The meaning attached to a statutory provision is derived from an examination of the language of the statute and its purpose. (Miller v. Department of Registration & Education (1979), 75 Ill.2d 76, 81.) Thus, plaintiff should be put on notice that he could have his license revoked for unprofessional conduct that is harmful to the health, safety and welfare of the public. We are not here faced with one alleged act of negligence. In this case, plaintiff is alleged to have committed repeated negligent acts. Clearly, repeated acts of negligence by a dental practitioner toward his patients are actions that endanger the health, safety and welfare of the public and, therefore, constitute unprofessional conduct. It is unreasonable to presume that a dentist is not apprised of the possibility his license could be in jeopardy for repeated acts of incompetent treatment.
Moreover, the statute necessarily must be broad because it would be impossible for the statute to catalogue specifically every act of unprofessional or dishonorable conduct which would justify the refusal or revocation of a license. (People ex rel. State Board of Health v. Apfelbaum (1911), 251 Ill. 18, 22-23.) See Wegmann v. Department of Registration & Education (1978), 61 Ill. App.3d 352, where a dentist was suspended for inhaling nitrous-oxide gas during office hours, thereby rendering himself senseless.
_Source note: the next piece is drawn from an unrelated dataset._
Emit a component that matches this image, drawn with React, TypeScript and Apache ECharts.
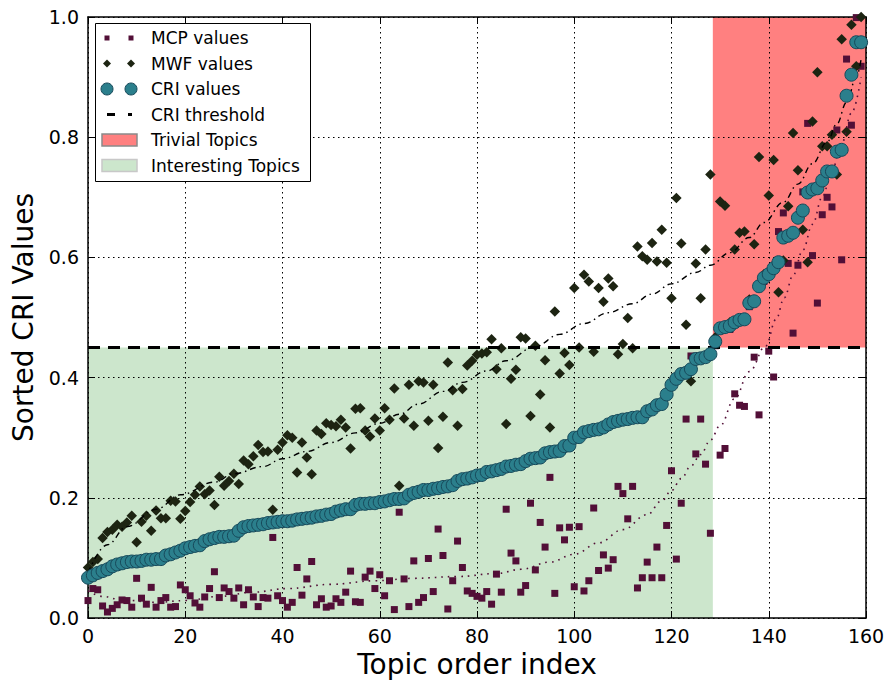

Plaintiff contends that, although the acts alleged against him may constitute negligence and professional malpractice, the term "unprofessional conduct" applies only to wilful acts on his part. Plaintiff has not cited any authority nor has our research revealed any support for this allegation. Plaintiff also argues that the legislature intended to exclude negligence and malpractice as grounds for license revocation. In support of this argument, he points to other Illinois statutory provisions that specifically use terms such as "malpractice" or "incompetence." His examples include optometrists (Ill. Rev. Stat. 1977, ch. 111, par. 3814(c)), which refers to "gross malpractice"; physicians (Ill. Rev. Stat. 1977, ch. 111, par. 4433(27)), which refers to "professional incompetence"; professional engineers (Ill. Rev. Stat. 1977, ch. 111, par. 5124(2)), which refers to "gross negligence, incompetence or misconduct"; and psychologists (Ill. Rev. Stat. 1977, ch. 111, par. 5316(2)), which refers to "gross negligence." According to plaintiff, if the legislature had intended to allow a dentist's license to be revoked for repeated negligence, the statutory language would have specifically reflected that intent.
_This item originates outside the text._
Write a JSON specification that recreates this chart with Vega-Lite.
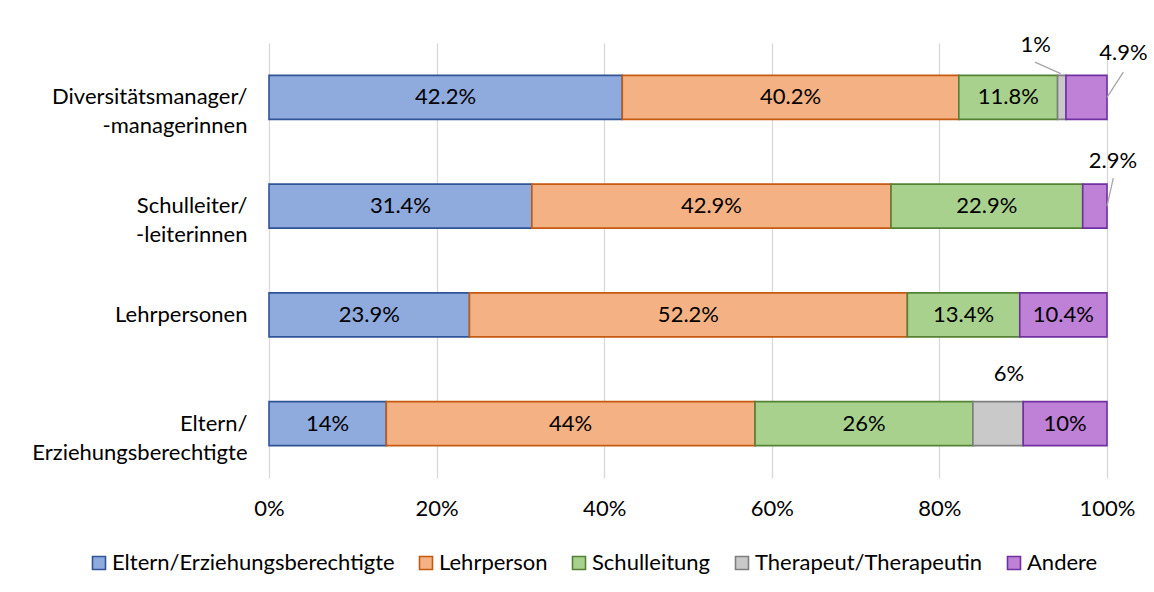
{
  "$schema": "https://vega.github.io/schema/vega-lite/v6.json",
  "width": 838,
  "height": 435,
  "autosize": {"type": "none"},
  "padding": {"left": 269, "top": 43, "right": 47, "bottom": 114},
  "background": "white",
  "config": {
    "font": "Lato",
    "view": {"stroke": null},
    "axis": {"labelFont": "Lato", "labelColor": "#000000", "labelFontSize": 22},
    "legend": {"labelFont": "Lato", "labelColor": "#000000", "labelFontSize": 22}
  },
  "data": {
    "values": [
      {"gruppe": "Diversitätsmanager/|-managerinnen", "kategorie": "Eltern/Erziehungsberechtigte", "nr": 1, "wert": 0.422},
      {"gruppe": "Diversitätsmanager/|-managerinnen", "kategorie": "Lehrperson", "nr": 2, "wert": 0.402},
      {"gruppe": "Diversitätsmanager/|-managerinnen", "kategorie": "Schulleitung", "nr": 3, "wert": 0.118},
      {"gruppe": "Diversitätsmanager/|-managerinnen", "kategorie": "Therapeut/Therapeutin", "nr": 4, "wert": 0.01},
      {"gruppe": "Diversitätsmanager/|-managerinnen", "kategorie": "Andere", "nr": 5, "wert": 0.049},
      {"gruppe": "Schulleiter/|-leiterinnen", "kategorie": "Eltern/Erziehungsberechtigte", "nr": 1, "wert": 0.314},
      {"gruppe": "Schulleiter/|-leiterinnen", "kategorie": "Lehrperson", "nr": 2, "wert": 0.429},
      {"gruppe": "Schulleiter/|-leiterinnen", "kategorie": "Schulleitung", "nr": 3, "wert": 0.229},
      {"gruppe": "Schulleiter/|-leiterinnen", "kategorie": "Andere", "nr": 5, "wert": 0.029},
      {"gruppe": "Lehrpersonen", "kategorie": "Eltern/Erziehungsberechtigte", "nr": 1, "wert": 0.239},
      {"gruppe": "Lehrpersonen", "kategorie": "Lehrperson", "nr": 2, "wert": 0.522},
      {"gruppe": "Lehrpersonen", "kategorie": "Schulleitung", "nr": 3, "wert": 0.134},
      {"gruppe": "Lehrpersonen", "kategorie": "Andere", "nr": 5, "wert": 0.104},
      {"gruppe": "Eltern/|Erziehungsberechtigte", "kategorie": "Eltern/Erziehungsberechtigte", "nr": 1, "wert": 0.14},
      {"gruppe": "Eltern/|Erziehungsberechtigte", "kategorie": "Lehrperson", "nr": 2, "wert": 0.44},
      {"gruppe": "Eltern/|Erziehungsberechtigte", "kategorie": "Schulleitung", "nr": 3, "wert": 0.26},
      {"gruppe": "Eltern/|Erziehungsberechtigte", "kategorie": "Therapeut/Therapeutin", "nr": 4, "wert": 0.06},
      {"gruppe": "Eltern/|Erziehungsberechtigte", "kategorie": "Andere", "nr": 5, "wert": 0.10}
    ]
  },
  "encoding": {
    "y": {
      "field": "gruppe",
      "type": "nominal",
      "sort": ["Diversitätsmanager/|-managerinnen", "Schulleiter/|-leiterinnen", "Lehrpersonen", "Eltern/|Erziehungsberechtigte"],
      "scale": {"paddingInner": 0.595, "paddingOuter": 0.2975},
      "axis": {
        "title": null,
        "domain": false,
        "ticks": false,
        "labelPadding": 22,
        "labelLimit": 0,
        "labelLineHeight": 29,
        "labelExpr": "split(datum.label, '|')"
      }
    },
    "x": {
      "field": "wert",
      "type": "quantitative",
      "stack": "normalize",
      "scale": {"domain": [0, 1]},
      "axis": {
        "title": null,
        "format": ".0%",
        "values": [0, 0.2, 0.4, 0.6, 0.8, 1],
        "domain": false,
        "ticks": false,
        "grid": true,
        "gridColor": "#d9d9d9",
        "gridWidth": 1.3,
        "labelFlush": false,
        "labelPadding": 20
      }
    },
    "order": {"field": "nr", "type": "quantitative", "sort": "ascending"}
  },
  "layer": [
    {
      "mark": {"type": "bar", "strokeWidth": 1.6},
      "encoding": {
        "color": {
          "field": "kategorie",
          "type": "nominal",
          "sort": ["Eltern/Erziehungsberechtigte", "Lehrperson", "Schulleitung", "Therapeut/Therapeutin", "Andere"],
          "scale": {
            "domain": ["Eltern/Erziehungsberechtigte", "Lehrperson", "Schulleitung", "Therapeut/Therapeutin", "Andere"],
            "range": ["#8faadc", "#f4b183", "#a9d18e", "#c9c9c9", "#bf80d8"]
          },
          "legend": {
            "title": null,
            "orient": "none",
            "direction": "horizontal",
            "legendX": -181,
            "legendY": 509,
            "symbolType": "square",
            "symbolSize": 169,
            "symbolStrokeWidth": 1.6,
            "labelOffset": 2,
            "labelLimit": 0,
            "columnPadding": 20
          }
        },
        "stroke": {
          "field": "kategorie",
          "type": "nominal",
          "sort": ["Eltern/Erziehungsberechtigte", "Lehrperson", "Schulleitung", "Therapeut/Therapeutin", "Andere"],
          "scale": {
            "domain": ["Eltern/Erziehungsberechtigte", "Lehrperson", "Schulleitung", "Therapeut/Therapeutin", "Andere"],
            "range": ["#2f5597", "#c55a11", "#548235", "#7f7f7f", "#7030a0"]
          },
          "legend": {
            "title": null,
            "orient": "none",
            "direction": "horizontal",
            "legendX": -181,
            "legendY": 509,
            "symbolType": "square",
            "symbolSize": 169,
            "symbolStrokeWidth": 1.6,
            "labelOffset": 2,
            "labelLimit": 0,
            "columnPadding": 20
          }
        }
      }
    },
    {
      "mark": {"type": "text", "fontSize": 22, "color": "#000000", "baseline": "middle", "align": "center"},
      "encoding": {
        "x": {"field": "wert", "type": "quantitative", "stack": "normalize", "bandPosition": 0.5},
        "detail": {"field": "kategorie"},
        "text": {"condition": {"test": "datum.wert >= 0.07", "field": "wert", "type": "quantitative", "format": ".1~%"}, "value": ""}
      }
    },
    {
      "mark": {"type": "text", "fontSize": 22, "color": "#000000", "baseline": "middle", "align": "center", "dx": -26, "dy": -52},
      "encoding": {
        "x": {"field": "wert", "type": "quantitative", "stack": "normalize", "bandPosition": 0.5},
        "detail": {"field": "kategorie"},
        "text": {"condition": {"test": "datum.gruppe === 'Diversitätsmanager/|-managerinnen' && datum.kategorie === 'Therapeut/Therapeutin'", "field": "wert", "type": "quantitative", "format": ".1~%"}, "value": ""}
      }
    },
    {
      "mark": {"type": "text", "fontSize": 22, "color": "#000000", "baseline": "middle", "align": "center", "dx": 37, "dy": -44},
      "encoding": {
        "x": {"field": "wert", "type": "quantitative", "stack": "normalize", "bandPosition": 0.5},
        "detail": {"field": "kategorie"},
        "text": {"condition": {"test": "datum.gruppe === 'Diversitätsmanager/|-managerinnen' && datum.kategorie === 'Andere'", "field": "wert", "type": "quantitative", "format": ".1~%"}, "value": ""}
      }
    },
    {
      "mark": {"type": "text", "fontSize": 22, "color": "#000000", "baseline": "middle", "align": "center", "dx": 18, "dy": -45},
      "encoding": {
        "x": {"field": "wert", "type": "quantitative", "stack": "normalize", "bandPosition": 0.5},
        "detail": {"field": "kategorie"},
        "text": {"condition": {"test": "datum.gruppe === 'Schulleiter/|-leiterinnen' && datum.kategorie === 'Andere'", "field": "wert", "type": "quantitative", "format": ".1~%"}, "value": ""}
      }
    },
    {
      "mark": {"type": "text", "fontSize": 22, "color": "#000000", "baseline": "middle", "align": "center", "dx": 11, "dy": -50},
      "encoding": {
        "x": {"field": "wert", "type": "quantitative", "stack": "normalize", "bandPosition": 0.5},
        "detail": {"field": "kategorie"},
        "text": {"condition": {"test": "datum.gruppe === 'Eltern/|Erziehungsberechtigte' && datum.kategorie === 'Therapeut/Therapeutin'", "field": "wert", "type": "quantitative", "format": ".1~%"}, "value": ""}
      }
    },
    {
      "transform": [{"filter": "datum.gruppe === 'Diversitätsmanager/|-managerinnen' && datum.kategorie === 'Therapeut/Therapeutin'"}],
      "mark": {"type": "rule", "color": "#a6a6a6", "strokeWidth": 1.3},
      "encoding": {
        "x": {"datum": 0.914, "type": "quantitative"},
        "x2": {"datum": 0.9448},
        "y": {"datum": "Diversitätsmanager/|-managerinnen", "type": "nominal", "bandPosition": -0.30},
        "y2": {"datum": "Diversitätsmanager/|-managerinnen", "bandPosition": -0.04},
        "order": null
      }
    },
    {
      "transform": [{"filter": "datum.gruppe === 'Diversitätsmanager/|-managerinnen' && datum.kategorie === 'Andere'"}],
      "mark": {"type": "rule", "color": "#a6a6a6", "strokeWidth": 1.3},
      "encoding": {
        "x": {"datum": 1.0195, "type": "quantitative"},
        "x2": {"datum": 1.0},
        "y": {"datum": "Diversitätsmanager/|-managerinnen", "type": "nominal", "bandPosition": -0.075},
        "y2": {"datum": "Diversitätsmanager/|-managerinnen", "bandPosition": 0.5},
        "order": null
      }
    },
    {
      "transform": [{"filter": "datum.gruppe === 'Schulleiter/|-leiterinnen' && datum.kategorie === 'Andere'"}],
      "mark": {"type": "rule", "color": "#a6a6a6", "strokeWidth": 1.3},
      "encoding": {
        "x": {"datum": 1.0075, "type": "quantitative"},
        "x2": {"datum": 1.0},
        "y": {"datum": "Schulleiter/|-leiterinnen", "type": "nominal", "bandPosition": -0.136},
        "y2": {"datum": "Schulleiter/|-leiterinnen", "bandPosition": 0.5},
        "order": null
      }
    }
  ]
}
In ascertaining legislative intent, the entire statute must be considered (People ex rel. Morrison v. Sielaff (1974), 58 Ill.2d 91, 93) as well as giving effect to "the evil to be remedied and the object to be attained" (People ex rel. Simpson v. Funkhouser (1944), 385 Ill. 396, 403). When section 7(11) of the statute is considered in light of the goal of providing competent dental treatment for the benefit of the health, safety and welfare of the public, the legislative purpose would be frustrated if the statute did not encompass repeated acts of negligence. Further, to conclude that the legislature intended to suspend or revoke the license of other professionals for malpractice or incompetence, while excluding dentists, would create an anomalous situation.
We therefore hold that section 7(11) of the statute (Ill. Rev. Stat. 1977, ch. 111, par. 2222(11)) is not unconstitutionally vague and that repeated acts of negligence may constitute unprofessional conduct within the meaning of the statute.
For the above stated reasons, the judgment of the circuit court of Cook County is reversed.
MR. JUSTICE SIMON took no part in the consideration or decision of this case.